Industrial Cap Rate Spread Narrows in Milwaukee as Demand Continues to Surge

by Kristin Harlow

Like much of the country, the Milwaukee industrial market flourished over the last 12 to 24 months and has continued to shatter records across the board. Tenant demand far exceeded supply, driving vacancy rates down and rental rates up. Pent-up capital chased deals at record numbers, compressing cap rates further in this sector. And new construction continued its speedy pace, with over 8 million square feet on schedule to be delivered in 2022. 

But with inflation surpassing 8 percent and interest rates on the rise, the question now is how long will we continue this record-setting pace?

Jennifer Huber-Bullock, Colliers

Just-in-time to just-in-case

As supply chain constraints emerged during the pandemic, businesses switched from the widely used just-in-time model to just-in-case, meaning drastic increases in inventory storage and logistic needs for many companies. Tenants scrambled to lease additional space to house what inventory they could get in stock.  

At the start of 2021, Class A industrial vacancy in Milwaukee was 9.68 percent. By the end of the year, that number had been slashed in half to just 4.39 percent as the flight to quality industrial product exceeded deliveries. In the fourth quarter of 2021, 1.65 million square feet of new industrial space was delivered, all of which was 100 percent leased. In the first quarter of 2022, that number nearly doubled to 3.06 million square feet of new deliveries.  

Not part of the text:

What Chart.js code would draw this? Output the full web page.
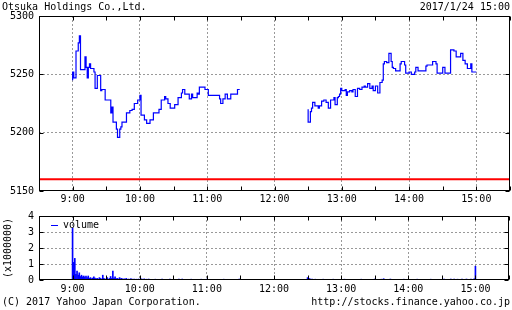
<!DOCTYPE html>
<html>
<head>
<meta charset="utf-8">
<script src="https://cdn.jsdelivr.net/npm/chart.js@4.4.0/dist/chart.umd.min.js"></script>
<style>
  body { margin: 0; background: #fff; width: 512px; height: 310px; overflow: hidden; position: relative;
         font: 10px "DejaVu Sans Mono", monospace; color: #000; }
  .t { position: absolute; white-space: pre; line-height: 12px; }
  #price-chart { position: absolute; left: 0; top: 0; }
  #volume-chart { position: absolute; left: 0; top: 205px; }
</style>
</head>
<body>
<canvas id="price-chart" width="512" height="210"></canvas>
<canvas id="volume-chart" width="512" height="105"></canvas>
<div class="t" style="left:2px;top:1px">Otsuka Holdings Co.,Ltd.</div>
<div class="t" style="right:2px;top:1px">2017/1/24 15:00</div>
<div class="t" style="left:51px;top:219px"><span style="display:inline-block;width:7px;height:1px;background:#00f;vertical-align:middle;margin-right:5px"></span>volume</div>
<div class="t" style="left:2px;top:296px">(C) 2017 Yahoo Japan Corporation.</div>
<div class="t" style="right:2px;top:296px">http://stocks.finance.yahoo.co.jp</div>
<script>
// morning session prices
var amTimes = ["9:00","9:01","9:03","9:05","9:06","9:07","9:11","9:12","9:13","9:14","9:15","9:16","9:19","9:20",
  "9:22","9:25","9:26","9:29","9:34","9:35","9:36","9:39","9:40","9:42","9:43","9:44","9:46","9:48","9:51","9:53",
  "9:55","9:58","10:00","10:01","10:04","10:06","10:09","10:12","10:14","10:17","10:19","10:22","10:23","10:25",
  "10:27","10:31","10:34","10:37","10:38","10:40","10:42","10:44","10:46","10:47","10:51","10:52","10:53","10:58",
  "11:01","11:03","11:11","11:12","11:14","11:16","11:18","11:21","11:22","11:27","11:29"];
var amPrices = [5245,5252,5247,5270,5277,5283,5254,5265,5256,5247,5256,5259,5255,5252,
  5238,5249,5236,5237,5228,5217,5222,5209,5203,5196,5203,5205,5209,5209,5217,5219,
  5220,5225,5228,5232,5215,5211,5208,5211,5217,5217,5220,5228,5231,5229,
  5225,5221,5224,5230,5234,5237,5233,5233,5229,5233,5230,5234,5233,5239,
  5237,5232,5232,5229,5225,5229,5233,5229,5233,5233,5237];

// afternoon session prices
var pmTimes = ["12:30","12:32","12:33","12:34","12:36","12:39","12:40","12:42","12:44","12:46","12:48","12:50",
  "12:53","12:54","12:56","12:57","12:58","12:59","13:00","13:03","13:04","13:05","13:07","13:09","13:10","13:12",
  "13:14","13:16","13:18","13:20","13:21","13:23","13:25","13:27","13:28","13:30","13:32","13:34","13:36","13:37",
  "13:38","13:40","13:42","13:44","13:45","13:46","13:48","13:52","13:53","13:56","13:57","14:00","14:02","14:05",
  "14:06","14:08","14:15","14:16","14:21","14:24","14:25","14:30","14:32","14:37","14:40","14:42","14:46","14:48",
  "14:50","14:52","14:55","14:56","14:59","15:00"];
var pmPrices = [5220,5209,5218,5221,5226,5223,5221,5223,5227,5228,5226,5221,
  5228,5230,5224,5230,5231,5233,5238,5236,5237,5232,5235,5236,5235,5237,
  5231,5238,5237,5239,5240,5239,5242,5238,5240,5236,5240,5234,5243,5245,
  5259,5261,5260,5268,5261,5256,5255,5253,5259,5261,5258,5251,5252,5250,
  5252,5256,5253,5257,5258,5261,5259,5251,5256,5251,5271,5270,5265,5268,
  5262,5259,5255,5259,5252,5252];

var prevClose = 5160;

// volume, millions of shares
var volTimes = ["9:00","9:01","9:02","9:03","9:04","9:05","9:06","9:07","9:08","9:09","9:10","9:11","9:12","9:13",
  "9:14","9:15","9:16","9:17","9:18","9:19","9:20","9:21","9:22","9:23","9:24","9:25","9:26","9:27","9:28","9:30",
  "9:31","9:33","9:34","9:35","9:36","9:37","9:38","9:39","9:40","9:41","9:42","9:43","9:44","9:46","9:47","9:48",
  "9:50","9:52","9:53","9:55","9:57","9:59","10:01","10:02","10:04","10:06","10:08","10:11","10:14","10:17","10:20",
  "10:24","10:27","10:31","10:35","10:38","10:42","10:46","10:50","10:55","11:00","11:05","11:10","11:15","11:20",
  "11:25","11:29",
  "12:30","12:31","12:32","12:34","12:37","12:40","12:44","12:48","12:53","12:58","13:03","13:08","13:13","13:18",
  "13:24","13:30","13:36","13:38","13:44","13:50","13:56","14:02","14:08","14:14","14:20","14:26","14:32","14:38",
  "14:41","14:44","14:48","14:52","14:56","14:59","15:00"];
var volValues = [3.25,1.10,1.35,0.35,0.55,0.30,0.45,0.22,0.30,0.20,0.25,0.18,0.25,0.15,
  0.25,0.10,0.15,0.08,0.12,0.20,0.12,0.08,0.10,0.06,0.15,0.10,0.06,0.30,0.10,0.08,
  0.15,0.10,0.22,0.10,0.55,0.12,0.20,0.08,0.10,0.06,0.15,0.08,0.10,0.08,0.06,0.10,
  0.06,0.08,0.05,0.06,0.05,0.06,0.08,0.06,0.07,0.05,0.06,0.04,0.05,0.04,0.06,
  0.04,0.05,0.04,0.05,0.06,0.04,0.05,0.04,0.05,0.05,0.04,0.04,0.05,0.04,
  0.04,0.06,
  0.15,0.10,0.08,0.06,0.05,0.04,0.05,0.04,0.05,0.04,0.05,0.04,0.04,0.05,
  0.04,0.06,0.05,0.08,0.06,0.04,0.05,0.04,0.05,0.04,0.05,0.04,0.05,0.06,
  0.06,0.05,0.05,0.06,0.05,0.08,0.86];

function toMin(s) {
  var p = s.split(":");
  return Number(p[0]) * 60 + Number(p[1]);
}
function pts(times, vals) {
  return times.map(function (t, i) { return { x: toMin(t), y: vals[i] }; });
}

var FONT = { family: "'DejaVu Sans Mono', monospace", size: 10 };
var X_MIN = 8 * 60 + 30, X_MAX = 15 * 60 + 30;

// frame + inward tick marks
var frame = {
  id: "frame",
  afterDatasetsDraw: function (chart) {
    var a = chart.chartArea, c = chart.ctx, sx = chart.scales.x, sy = chart.scales.y;
    var l = Math.round(a.left) + 0.5, r = Math.round(a.right) - 0.5;
    var t = Math.round(a.top) + 0.5, b = Math.round(a.bottom) - 0.5;
    c.save();
    c.strokeStyle = "#000";
    c.lineWidth = 1;
    c.beginPath();
    sx.ticks.forEach(function (tk) {
      var px = Math.round(sx.getPixelForValue(tk.value)) + 0.5;
      c.moveTo(px, t); c.lineTo(px, t + 4);
      c.moveTo(px, b); c.lineTo(px, b - 4);
    });
    sy.ticks.forEach(function (tk) {
      var py = Math.round(sy.getPixelForValue(tk.value)) + 0.5;
      c.moveTo(l, py); c.lineTo(l + 4, py);
      c.moveTo(r, py); c.lineTo(r - 4, py);
    });
    c.stroke();
    c.strokeRect(l, t, r - l, b - t);
    c.restore();
  }
};

function xScale(pad, h) {
  return {
    type: "linear", min: X_MIN, max: X_MAX, offset: false,
    ticks: {
      stepSize: 30, autoSkip: false, maxRotation: 0, color: "#000", font: FONT, padding: pad,
      callback: function (v) { return v % 60 === 0 ? Math.floor(v / 60) + ":00" : ""; }
    },
    grid: {
      drawTicks: false, offset: false, lineWidth: 1,
      color: function (ctx) {
        var v = ctx.tick && ctx.tick.value;
        return (v % 60 === 0 && v > X_MIN && v < X_MAX) ? "#999" : "rgba(0,0,0,0)";
      }
    },
    border: { display: false, dash: [2, 2] },
    afterFit: function (s) { s.height = h; }
  };
}

function plain(v) { return String(v); }

new Chart(document.getElementById("price-chart"), {
  type: "line",
  data: {
    datasets: [
      { data: pts(amTimes, amPrices), borderColor: "#0000ff", borderWidth: 1.2, stepped: "after", pointRadius: 0 },
      { data: pts(pmTimes, pmPrices), borderColor: "#0000ff", borderWidth: 1.2, stepped: "after", pointRadius: 0 },
      { data: [{ x: X_MIN, y: prevClose }, { x: X_MAX, y: prevClose }], borderColor: "#ff0000", borderWidth: 2, pointRadius: 0 }
    ]
  },
  options: {
    responsive: false, animation: false,
    layout: { padding: { top: 16, right: 1, left: 0, bottom: 0 } },
    plugins: { legend: { display: false }, tooltip: { enabled: false } },
    scales: {
      x: xScale(2, 19),
      y: {
        min: 5150, max: 5300,
        ticks: { stepSize: 50, color: "#000", font: FONT, padding: 5, callback: plain },
        grid: {
          drawTicks: false, lineWidth: 1,
          color: function (ctx) {
            var v = ctx.tick && ctx.tick.value;
            return (v > 5150 && v < 5300) ? "#999" : "rgba(0,0,0,0)";
          }
        },
        border: { display: false, dash: [2, 2] },
        afterFit: function (s) { s.width = 39; }
      }
    }
  },
  plugins: [frame]
});

new Chart(document.getElementById("volume-chart"), {
  type: "bar",
  data: {
    datasets: [
      { data: pts(volTimes, volValues), backgroundColor: "#0000ff", barThickness: 1, categoryPercentage: 1, barPercentage: 1 }
    ]
  },
  options: {
    responsive: false, animation: false,
    layout: { padding: { top: 10, right: 1, left: 0, bottom: 0 } },
    plugins: { legend: { display: false }, tooltip: { enabled: false } },
    scales: {
      x: xScale(3, 30),
      y: {
        min: 0, max: 4,
        ticks: { stepSize: 1, color: "#000", font: FONT, padding: 5, callback: plain },
        title: { display: true, text: "(x1000000)", color: "#000", font: FONT, padding: { top: 2, bottom: 0 } },
        grid: {
          drawTicks: false, lineWidth: 1,
          color: function (ctx) {
            var v = ctx.tick && ctx.tick.value;
            return (v > 0 && v < 4) ? "#999" : "rgba(0,0,0,0)";
          }
        },
        border: { display: false, dash: [2, 2] },
        afterFit: function (s) { s.width = 39; }
      }
    }
  },
  plugins: [frame]
});
</script>
</body>
</html>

Forecasting this demand to continue, developers are putting up spec buildings as fast as they can get supplies in. New developments are being announced seemingly daily across the Milwaukee market.  

I-94 Corridor

The most active industrial submarket in Milwaukee is in Racine and Kenosha counties along the I-94 Corridor. Positioned between Milwaukee and Chicago, these counties have experienced a renaissance in the last decade with a huge push as of late. Over 76 percent of all speculative development in the Milwaukee MSA is occurring in these two counties.  

In March 2022, Illinois-based Becknell Industrial announced the acquisition of 132 acres along the I-94 Corridor in Kenosha County for a two-phase development. Becknell plans to start with a nearly 800,000-square-foot, 40-foot clear height speculative logistics center. 

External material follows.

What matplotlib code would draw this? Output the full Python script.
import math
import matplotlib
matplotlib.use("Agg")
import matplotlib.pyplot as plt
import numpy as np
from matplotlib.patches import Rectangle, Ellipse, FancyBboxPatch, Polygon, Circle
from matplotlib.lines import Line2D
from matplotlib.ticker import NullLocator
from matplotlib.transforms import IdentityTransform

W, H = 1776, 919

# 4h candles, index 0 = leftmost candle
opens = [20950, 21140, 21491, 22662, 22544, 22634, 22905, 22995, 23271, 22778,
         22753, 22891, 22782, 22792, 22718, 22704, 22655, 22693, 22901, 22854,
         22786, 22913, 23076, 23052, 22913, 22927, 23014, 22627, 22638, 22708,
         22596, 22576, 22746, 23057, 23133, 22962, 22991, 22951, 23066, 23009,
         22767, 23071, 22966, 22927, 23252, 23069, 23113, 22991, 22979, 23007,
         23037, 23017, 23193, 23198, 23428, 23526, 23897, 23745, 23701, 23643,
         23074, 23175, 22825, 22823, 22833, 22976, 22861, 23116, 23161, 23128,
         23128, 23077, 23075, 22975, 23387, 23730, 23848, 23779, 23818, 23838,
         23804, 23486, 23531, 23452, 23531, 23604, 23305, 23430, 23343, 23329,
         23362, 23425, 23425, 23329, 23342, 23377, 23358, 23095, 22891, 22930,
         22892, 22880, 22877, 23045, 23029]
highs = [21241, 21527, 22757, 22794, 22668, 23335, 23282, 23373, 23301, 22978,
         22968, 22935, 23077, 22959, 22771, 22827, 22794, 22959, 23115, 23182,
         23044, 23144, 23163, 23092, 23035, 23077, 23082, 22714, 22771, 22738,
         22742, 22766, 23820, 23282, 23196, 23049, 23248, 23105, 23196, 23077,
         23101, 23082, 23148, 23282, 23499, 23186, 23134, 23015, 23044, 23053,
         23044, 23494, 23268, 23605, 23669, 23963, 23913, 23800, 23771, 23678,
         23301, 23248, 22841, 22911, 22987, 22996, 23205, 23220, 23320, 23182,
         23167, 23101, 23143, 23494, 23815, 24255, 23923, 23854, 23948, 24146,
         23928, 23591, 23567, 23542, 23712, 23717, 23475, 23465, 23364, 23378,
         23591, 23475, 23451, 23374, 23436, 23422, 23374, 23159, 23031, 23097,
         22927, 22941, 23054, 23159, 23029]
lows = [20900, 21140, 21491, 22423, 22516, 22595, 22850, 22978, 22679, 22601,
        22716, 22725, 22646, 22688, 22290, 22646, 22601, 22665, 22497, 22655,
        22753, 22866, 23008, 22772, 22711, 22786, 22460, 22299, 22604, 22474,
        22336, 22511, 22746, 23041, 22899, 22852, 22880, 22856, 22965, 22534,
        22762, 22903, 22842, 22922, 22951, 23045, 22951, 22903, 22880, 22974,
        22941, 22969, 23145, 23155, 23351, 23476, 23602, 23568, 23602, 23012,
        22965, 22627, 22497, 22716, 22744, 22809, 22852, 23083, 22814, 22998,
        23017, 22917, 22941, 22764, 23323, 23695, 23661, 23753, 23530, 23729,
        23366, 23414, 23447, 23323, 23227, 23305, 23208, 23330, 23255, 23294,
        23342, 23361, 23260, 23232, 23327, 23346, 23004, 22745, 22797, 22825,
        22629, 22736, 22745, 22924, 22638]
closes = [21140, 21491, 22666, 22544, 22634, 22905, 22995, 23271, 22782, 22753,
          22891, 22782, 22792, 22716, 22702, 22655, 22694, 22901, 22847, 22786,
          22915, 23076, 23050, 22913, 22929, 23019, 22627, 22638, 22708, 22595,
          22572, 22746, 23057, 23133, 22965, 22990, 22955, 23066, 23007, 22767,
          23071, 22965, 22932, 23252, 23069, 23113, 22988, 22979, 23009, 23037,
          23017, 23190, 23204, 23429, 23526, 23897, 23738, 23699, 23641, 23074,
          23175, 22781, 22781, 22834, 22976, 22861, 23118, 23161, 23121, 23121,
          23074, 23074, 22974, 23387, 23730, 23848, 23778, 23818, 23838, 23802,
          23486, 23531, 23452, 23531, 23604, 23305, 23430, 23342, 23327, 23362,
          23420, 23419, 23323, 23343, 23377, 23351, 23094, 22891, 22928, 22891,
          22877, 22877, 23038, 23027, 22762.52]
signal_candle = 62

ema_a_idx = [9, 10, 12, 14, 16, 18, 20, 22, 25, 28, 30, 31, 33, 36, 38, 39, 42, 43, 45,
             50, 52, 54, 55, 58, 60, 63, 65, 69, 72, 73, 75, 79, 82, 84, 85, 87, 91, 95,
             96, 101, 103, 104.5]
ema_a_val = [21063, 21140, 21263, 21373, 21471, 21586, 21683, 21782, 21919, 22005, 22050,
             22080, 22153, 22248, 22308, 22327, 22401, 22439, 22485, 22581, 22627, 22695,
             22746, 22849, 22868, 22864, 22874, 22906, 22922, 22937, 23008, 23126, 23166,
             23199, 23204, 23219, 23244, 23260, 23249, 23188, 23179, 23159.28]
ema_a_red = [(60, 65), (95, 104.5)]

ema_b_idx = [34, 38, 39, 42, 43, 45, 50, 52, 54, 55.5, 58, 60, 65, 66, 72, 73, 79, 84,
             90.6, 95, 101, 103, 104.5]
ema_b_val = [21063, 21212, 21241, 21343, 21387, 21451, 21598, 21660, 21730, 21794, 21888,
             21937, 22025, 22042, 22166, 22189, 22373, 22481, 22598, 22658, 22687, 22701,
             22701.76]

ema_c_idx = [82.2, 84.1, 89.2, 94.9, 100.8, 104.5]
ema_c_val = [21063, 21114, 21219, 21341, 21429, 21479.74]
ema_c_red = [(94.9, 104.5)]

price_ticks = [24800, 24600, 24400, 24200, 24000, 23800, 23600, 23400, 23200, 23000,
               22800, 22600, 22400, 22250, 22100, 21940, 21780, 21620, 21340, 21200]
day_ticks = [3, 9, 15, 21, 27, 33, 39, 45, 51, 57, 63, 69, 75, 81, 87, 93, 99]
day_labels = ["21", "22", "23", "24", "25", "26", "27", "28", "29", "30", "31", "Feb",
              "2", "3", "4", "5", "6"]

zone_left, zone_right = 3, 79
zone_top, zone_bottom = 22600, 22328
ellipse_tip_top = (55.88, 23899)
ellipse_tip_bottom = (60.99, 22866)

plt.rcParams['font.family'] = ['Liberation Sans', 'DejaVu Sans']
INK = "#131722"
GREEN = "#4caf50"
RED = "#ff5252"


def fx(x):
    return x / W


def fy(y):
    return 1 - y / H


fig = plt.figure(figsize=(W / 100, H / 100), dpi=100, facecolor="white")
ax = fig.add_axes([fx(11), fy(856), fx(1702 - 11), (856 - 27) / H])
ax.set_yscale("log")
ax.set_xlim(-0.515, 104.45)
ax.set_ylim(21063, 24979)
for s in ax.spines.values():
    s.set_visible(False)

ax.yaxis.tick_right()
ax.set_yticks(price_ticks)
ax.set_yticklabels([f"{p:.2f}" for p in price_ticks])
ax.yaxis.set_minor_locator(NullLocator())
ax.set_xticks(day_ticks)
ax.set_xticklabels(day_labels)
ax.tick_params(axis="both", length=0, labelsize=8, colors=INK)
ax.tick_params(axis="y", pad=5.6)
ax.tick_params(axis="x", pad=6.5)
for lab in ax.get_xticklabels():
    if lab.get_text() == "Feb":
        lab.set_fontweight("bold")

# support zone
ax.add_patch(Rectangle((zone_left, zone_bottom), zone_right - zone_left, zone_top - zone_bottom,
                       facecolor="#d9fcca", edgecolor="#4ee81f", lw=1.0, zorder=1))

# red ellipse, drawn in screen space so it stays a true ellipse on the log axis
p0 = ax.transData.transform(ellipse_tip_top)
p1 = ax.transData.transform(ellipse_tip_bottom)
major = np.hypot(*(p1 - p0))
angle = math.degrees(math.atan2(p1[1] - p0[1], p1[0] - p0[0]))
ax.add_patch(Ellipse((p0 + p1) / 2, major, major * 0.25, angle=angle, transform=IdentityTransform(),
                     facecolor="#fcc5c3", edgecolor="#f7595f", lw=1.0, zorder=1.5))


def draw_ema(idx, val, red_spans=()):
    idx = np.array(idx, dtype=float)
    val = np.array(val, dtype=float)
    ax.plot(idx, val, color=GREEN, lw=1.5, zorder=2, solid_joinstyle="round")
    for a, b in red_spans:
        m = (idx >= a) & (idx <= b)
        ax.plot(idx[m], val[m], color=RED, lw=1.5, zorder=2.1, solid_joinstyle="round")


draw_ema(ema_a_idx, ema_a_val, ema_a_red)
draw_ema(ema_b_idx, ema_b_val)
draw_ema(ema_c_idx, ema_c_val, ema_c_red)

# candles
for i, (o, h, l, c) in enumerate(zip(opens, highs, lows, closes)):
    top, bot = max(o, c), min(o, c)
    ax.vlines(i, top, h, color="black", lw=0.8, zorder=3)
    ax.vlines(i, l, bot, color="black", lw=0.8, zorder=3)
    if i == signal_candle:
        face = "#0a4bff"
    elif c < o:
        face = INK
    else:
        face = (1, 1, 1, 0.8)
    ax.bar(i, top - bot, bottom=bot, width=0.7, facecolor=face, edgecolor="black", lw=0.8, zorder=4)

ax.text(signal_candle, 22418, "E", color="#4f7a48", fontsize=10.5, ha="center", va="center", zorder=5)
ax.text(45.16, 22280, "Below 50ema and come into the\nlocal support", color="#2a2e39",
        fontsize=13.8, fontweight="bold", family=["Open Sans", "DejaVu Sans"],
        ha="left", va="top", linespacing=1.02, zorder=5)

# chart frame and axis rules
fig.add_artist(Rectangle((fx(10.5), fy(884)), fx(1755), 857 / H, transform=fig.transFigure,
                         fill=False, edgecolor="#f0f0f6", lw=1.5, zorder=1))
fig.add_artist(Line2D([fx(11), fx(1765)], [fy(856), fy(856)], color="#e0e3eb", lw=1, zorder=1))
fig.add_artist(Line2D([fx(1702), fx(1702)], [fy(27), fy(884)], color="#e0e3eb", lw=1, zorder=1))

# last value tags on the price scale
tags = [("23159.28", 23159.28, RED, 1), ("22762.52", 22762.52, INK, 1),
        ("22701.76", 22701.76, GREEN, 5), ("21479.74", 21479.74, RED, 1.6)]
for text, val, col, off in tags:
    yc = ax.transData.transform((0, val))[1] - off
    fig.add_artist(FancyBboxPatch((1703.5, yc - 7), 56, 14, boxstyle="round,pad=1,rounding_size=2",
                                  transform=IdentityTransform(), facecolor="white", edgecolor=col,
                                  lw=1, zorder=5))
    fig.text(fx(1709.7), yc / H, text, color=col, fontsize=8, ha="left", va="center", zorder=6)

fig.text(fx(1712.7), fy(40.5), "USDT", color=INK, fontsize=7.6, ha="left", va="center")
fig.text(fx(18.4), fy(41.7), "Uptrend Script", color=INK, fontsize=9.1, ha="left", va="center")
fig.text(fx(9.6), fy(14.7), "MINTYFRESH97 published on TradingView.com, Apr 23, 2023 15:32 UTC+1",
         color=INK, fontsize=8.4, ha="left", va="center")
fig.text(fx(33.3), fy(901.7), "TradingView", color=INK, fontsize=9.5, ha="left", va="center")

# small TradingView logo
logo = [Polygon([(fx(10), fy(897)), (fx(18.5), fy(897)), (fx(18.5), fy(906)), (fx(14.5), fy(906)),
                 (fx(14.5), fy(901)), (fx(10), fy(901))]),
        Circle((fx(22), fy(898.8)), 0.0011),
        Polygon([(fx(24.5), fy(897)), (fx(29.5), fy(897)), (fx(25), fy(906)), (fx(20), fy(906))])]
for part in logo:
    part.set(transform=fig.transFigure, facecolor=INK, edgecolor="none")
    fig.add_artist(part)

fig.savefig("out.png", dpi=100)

German candy maker Haribo will complete construction on its first North American location in a few months, totaling 500,000 square feet. Kroger just delivered its sixth customer fulfillment center in the U.S. with a total of 330,000 square feet, while General Mills delivered another 323,000 square feet. Nexus Pharma is in the process of constructing a Phase I, $100 million state-of-the-art, three-story manufacturing facility. Amazon continues to gobble up space, with the company announcing the lease of another 1 million square feet of spec space from Venture One in Kenosha.  

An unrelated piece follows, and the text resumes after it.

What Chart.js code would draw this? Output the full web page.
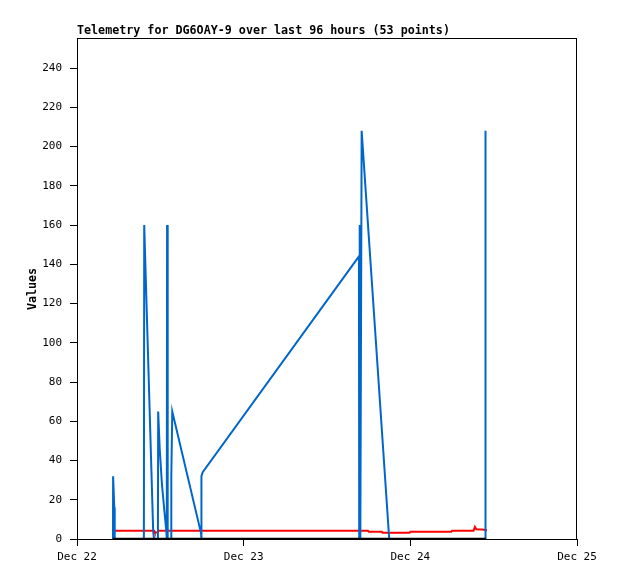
<!DOCTYPE html>
<html>
<head>
<meta charset="utf-8">
<script src="https://cdn.jsdelivr.net/npm/chart.js@4.4.0/dist/chart.umd.min.js"></script>
<style>
  body { margin: 0; background: #fff; }
  canvas { display: block; }
</style>
</head>
<body>
<canvas id="myChart" width="618" height="579"></canvas>
<script>
// hours since Dec 22 00:00
var dayLabels = ['Dec 22', 'Dec 23', 'Dec 24', 'Dec 25'];
var yTicks = [0, 20, 40, 60, 80, 100, 120, 140, 160, 180, 200, 220, 240];

var blueHours = [5.18, 5.20, 5.37, 5.43, 9.63, 9.68, 10.97, 11.09, 11.65, 11.69, 11.91, 12.23,
  12.59, 12.86, 12.93, 12.97, 13.06, 13.55, 13.58, 13.72, 17.86, 17.90, 17.94, 18.10,
  40.60, 40.64, 40.71, 40.80, 40.99, 44.96, 58.77, 58.81, 58.84];
var blueValues = [0, 32, 16, 0, 0, 160, 4, 0, 0, 65, 46, 28,
  14, 4, 0, 160, 0, 0, 32, 65, 3, 0, 32, 34,
  144, 0, 160, 0, 208, 0, 0, 208, 208];

var redHours = [5.43, 11.10, 11.20, 11.60, 11.70, 41.90, 42.00, 43.90, 44.00, 47.90, 48.00,
  53.90, 54.00, 57.10, 57.30, 57.50, 58.40, 59.05];
var redValues = [4.2, 4.2, 3.3, 3.3, 4.2, 4.2, 3.7, 3.7, 3.2, 3.2, 3.7,
  3.7, 4.2, 4.2, 6.2, 5.0, 4.8, 4.3];

var zeroHours = [5.18, 58.91];
var zeroValues = [0, 0];

function toPoints(xs, ys) {
  var pts = [];
  for (let i = 0; i < xs.length; i++) {
    pts.push({ x: xs[i], y: ys[i] });
  }
  return pts;
}

var frame = {
  id: 'frame',
  afterDraw: function(chart) {
    var ctx = chart.ctx;
    var a = chart.chartArea;
    ctx.save();
    ctx.strokeStyle = '#000';
    ctx.lineWidth = 1;
    ctx.strokeRect(a.left + 0.5, a.top + 0.5, a.right - a.left - 1, a.bottom - a.top);
    ctx.fillStyle = '#000';
    ctx.font = 'bold 11.7px "DejaVu Sans Mono"';
    ctx.textBaseline = 'alphabetic';
    ctx.fillText('Telemetry for DG6OAY-9 over last 96 hours (53 points)', a.left, 34);
    ctx.translate(33, 289);
    ctx.rotate(-Math.PI / 2);
    ctx.textAlign = 'center';
    ctx.textBaseline = 'middle';
    ctx.fillText('Values', 0, 0);
    ctx.restore();
  }
};

var tickFont = { family: '"DejaVu Sans Mono"', size: 11 };

let ctx = document.getElementById('myChart');
let myChart = new Chart(ctx, {
  type: 'line',
  data: {
    datasets: [
      { data: toPoints(zeroHours, zeroValues), borderColor: '#000000', borderWidth: 2.5 },
      { data: toPoints(blueHours, blueValues), borderColor: '#0066cc', borderWidth: 2 },
      { data: toPoints(redHours, redValues), borderColor: '#ff0000', borderWidth: 2 }
    ]
  },
  options: {
    responsive: false,
    devicePixelRatio: 1,
    animation: false,
    layout: { padding: { left: 0, right: 41, top: 38, bottom: 0 } },
    elements: { point: { radius: 0 }, line: { tension: 0, borderCapStyle: 'butt' } },
    plugins: { legend: { display: false }, tooltip: { enabled: false } },
    scales: {
      x: {
        type: 'linear',
        min: 0,
        max: 72,
        afterBuildTicks: function(s) {
          s.ticks = [0, 24, 48, 72].map(function(v) { return { value: v }; });
        },
        afterFit: function(s) { s.height = 40; },
        ticks: {
          color: '#000',
          font: tickFont,
          padding: 5,
          maxRotation: 0,
          callback: function(v) { return dayLabels[v / 24]; }
        },
        grid: { drawOnChartArea: false, drawTicks: true, tickLength: 7, color: '#000', lineWidth: 1 },
        border: { display: true, color: '#000', width: 1 }
      },
      y: {
        min: 0,
        max: 255.3,
        afterBuildTicks: function(s) {
          s.ticks = yTicks.map(function(v) { return { value: v }; });
        },
        afterFit: function(s) { s.width = 77; },
        ticks: { color: '#000', font: tickFont, padding: 8 },
        grid: { drawOnChartArea: false, drawTicks: true, tickLength: 7, color: '#000', lineWidth: 1 },
        border: { display: true, color: '#000', width: 1 }
      }
    }
  },
  plugins: [frame]
});
</script>
</body>
</html>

Other high-profile developments have been recently announced or started along the I-94 Corridor by Hillwood, Scannell, Westminster Capital, Zilber Property Group, Logistics Property Co., Ashley Capital, Likewise Partners, HSA Commercial Real Estate, Clear Height Properties, NorthPoint Development and The Opus Group. Altogether, these projects total nearly 7.5 million square feet of available speculative development in this submarket.

Cap rate records close gap

Historically, Milwaukee industrial cap rates have averaged anywhere from 100 to 200 basis points above neighboring sister city Chicago. But in today’s climate, particularly during 2021, that spread has significantly narrowed to almost zero in some cases. In December 2021, New York-based Apollo Global closed on a 388,800-square-foot, single-tenant net lease deal for a low 4 percent cap rate, setting a new record for the Milwaukee market. The building is located in Menomonee Falls and was leased to Milwaukee Tool. Additional deals in Waukesha, Racine and Kenosha counties traded in the mid to upper 4 percent cap rate range during 2021.  

With the 10-year Treasury rate more than double since early December, additional cap rate compression in Milwaukee is unlikely. However, record levels of liquidity and demand are expected to keep cap rates below the historic average for the Milwaukee market.

Looking ahead

As we head further into the year, we expect the vacancy rate to increase slightly as new construction deliveries hit the market. 2022 is expected to be another banner year after nearly 6 million square feet of net absorption in 2021. With capital continuing its strong drive for industrial, offering activity and pricing should remain at all-time highs as demand continues to outpace the number of offerings on the market.